Objective:
Leave out the pictures, and retype only the lines from the beginning of the material through the line that contains "771, 729, 683];", including both.

Supplied data:
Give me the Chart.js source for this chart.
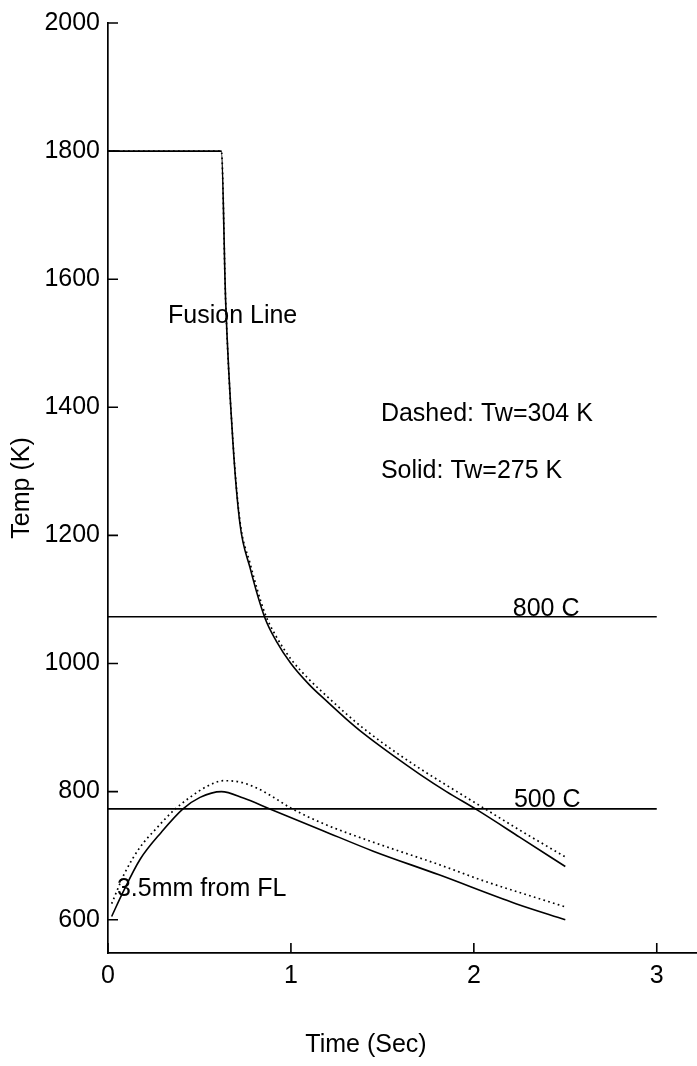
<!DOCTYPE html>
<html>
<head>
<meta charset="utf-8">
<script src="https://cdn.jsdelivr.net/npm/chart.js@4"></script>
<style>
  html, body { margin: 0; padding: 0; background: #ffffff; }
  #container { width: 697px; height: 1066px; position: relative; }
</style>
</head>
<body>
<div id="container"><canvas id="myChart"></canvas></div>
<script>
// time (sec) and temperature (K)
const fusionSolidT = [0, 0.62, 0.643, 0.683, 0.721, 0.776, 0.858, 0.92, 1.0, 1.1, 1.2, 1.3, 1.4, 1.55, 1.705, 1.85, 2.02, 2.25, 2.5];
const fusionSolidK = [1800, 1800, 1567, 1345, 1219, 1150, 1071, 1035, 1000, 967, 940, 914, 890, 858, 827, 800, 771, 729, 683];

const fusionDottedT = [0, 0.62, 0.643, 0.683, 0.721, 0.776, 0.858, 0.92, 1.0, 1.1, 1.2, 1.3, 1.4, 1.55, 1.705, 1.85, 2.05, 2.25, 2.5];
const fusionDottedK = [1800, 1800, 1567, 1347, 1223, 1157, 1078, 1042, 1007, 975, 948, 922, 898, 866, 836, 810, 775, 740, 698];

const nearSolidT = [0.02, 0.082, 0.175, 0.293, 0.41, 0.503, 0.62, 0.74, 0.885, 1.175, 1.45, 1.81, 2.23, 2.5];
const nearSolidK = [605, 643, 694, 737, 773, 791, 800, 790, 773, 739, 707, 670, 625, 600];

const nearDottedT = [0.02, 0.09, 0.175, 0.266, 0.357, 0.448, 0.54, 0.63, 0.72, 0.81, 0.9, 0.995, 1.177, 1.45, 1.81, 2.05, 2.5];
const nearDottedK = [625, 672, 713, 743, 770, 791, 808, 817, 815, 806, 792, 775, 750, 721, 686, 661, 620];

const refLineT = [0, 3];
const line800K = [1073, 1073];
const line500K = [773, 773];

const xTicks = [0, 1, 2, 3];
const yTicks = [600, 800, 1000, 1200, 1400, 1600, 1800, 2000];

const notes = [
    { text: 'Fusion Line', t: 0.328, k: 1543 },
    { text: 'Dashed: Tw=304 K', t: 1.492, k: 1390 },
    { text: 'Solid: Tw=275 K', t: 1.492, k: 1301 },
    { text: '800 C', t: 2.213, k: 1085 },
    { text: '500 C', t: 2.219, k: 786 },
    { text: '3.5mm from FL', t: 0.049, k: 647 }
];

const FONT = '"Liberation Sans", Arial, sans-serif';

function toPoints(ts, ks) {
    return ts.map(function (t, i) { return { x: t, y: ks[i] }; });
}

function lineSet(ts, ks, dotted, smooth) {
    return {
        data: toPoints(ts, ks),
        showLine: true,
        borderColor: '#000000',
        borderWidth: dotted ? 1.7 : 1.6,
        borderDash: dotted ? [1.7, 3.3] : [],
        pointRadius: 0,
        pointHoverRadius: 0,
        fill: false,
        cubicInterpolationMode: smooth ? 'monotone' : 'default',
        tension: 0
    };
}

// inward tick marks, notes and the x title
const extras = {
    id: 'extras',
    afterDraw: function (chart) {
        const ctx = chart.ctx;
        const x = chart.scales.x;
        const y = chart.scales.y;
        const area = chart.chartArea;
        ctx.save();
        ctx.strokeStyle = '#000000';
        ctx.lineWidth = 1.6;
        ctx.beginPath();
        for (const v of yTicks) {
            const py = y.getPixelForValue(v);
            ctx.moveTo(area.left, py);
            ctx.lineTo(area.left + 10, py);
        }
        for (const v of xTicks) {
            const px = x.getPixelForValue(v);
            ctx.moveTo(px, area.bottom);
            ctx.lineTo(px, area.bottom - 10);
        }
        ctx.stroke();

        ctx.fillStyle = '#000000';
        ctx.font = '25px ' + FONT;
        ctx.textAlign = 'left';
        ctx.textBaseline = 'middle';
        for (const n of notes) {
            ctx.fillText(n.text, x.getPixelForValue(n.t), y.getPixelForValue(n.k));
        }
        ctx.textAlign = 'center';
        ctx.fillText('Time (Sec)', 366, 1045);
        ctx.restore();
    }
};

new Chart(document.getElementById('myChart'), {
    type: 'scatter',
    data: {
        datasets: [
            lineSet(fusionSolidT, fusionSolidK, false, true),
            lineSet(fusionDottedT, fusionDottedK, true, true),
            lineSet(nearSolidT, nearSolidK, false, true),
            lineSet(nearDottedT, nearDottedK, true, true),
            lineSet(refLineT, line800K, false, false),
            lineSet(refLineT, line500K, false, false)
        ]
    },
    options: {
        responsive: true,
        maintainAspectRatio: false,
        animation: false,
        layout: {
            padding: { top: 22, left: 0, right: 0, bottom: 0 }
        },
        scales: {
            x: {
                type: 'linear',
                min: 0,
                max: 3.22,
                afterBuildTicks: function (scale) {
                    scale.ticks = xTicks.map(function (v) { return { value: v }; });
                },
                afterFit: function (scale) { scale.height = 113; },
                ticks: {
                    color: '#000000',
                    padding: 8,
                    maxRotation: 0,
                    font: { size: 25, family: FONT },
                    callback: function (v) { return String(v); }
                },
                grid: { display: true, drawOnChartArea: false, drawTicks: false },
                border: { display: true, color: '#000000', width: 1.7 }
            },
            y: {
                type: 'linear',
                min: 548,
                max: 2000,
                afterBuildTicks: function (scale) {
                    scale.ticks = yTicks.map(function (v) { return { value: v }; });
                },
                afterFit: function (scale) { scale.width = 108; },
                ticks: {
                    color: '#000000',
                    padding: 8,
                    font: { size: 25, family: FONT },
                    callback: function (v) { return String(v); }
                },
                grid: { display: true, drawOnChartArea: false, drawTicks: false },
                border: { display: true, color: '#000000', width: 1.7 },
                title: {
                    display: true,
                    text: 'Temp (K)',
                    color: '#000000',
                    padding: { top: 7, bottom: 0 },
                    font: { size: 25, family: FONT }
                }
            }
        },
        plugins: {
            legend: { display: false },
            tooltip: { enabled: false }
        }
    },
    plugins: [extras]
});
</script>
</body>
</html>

Solution for this task:
Give me the Chart.js source for this chart.
<!DOCTYPE html>
<html>
<head>
<meta charset="utf-8">
<script src="https://cdn.jsdelivr.net/npm/chart.js@4"></script>
<style>
  html, body { margin: 0; padding: 0; background: #ffffff; }
  #container { width: 697px; height: 1066px; position: relative; }
</style>
</head>
<body>
<div id="container"><canvas id="myChart"></canvas></div>
<script>
// time (sec) and temperature (K)
const fusionSolidT = [0, 0.62, 0.643, 0.683, 0.721, 0.776, 0.858, 0.92, 1.0, 1.1, 1.2, 1.3, 1.4, 1.55, 1.705, 1.85, 2.02, 2.25, 2.5];
const fusionSolidK = [1800, 1800, 1567, 1345, 1219, 1150, 1071, 1035, 1000, 967, 940, 914, 890, 858, 827, 800, 771, 729, 683];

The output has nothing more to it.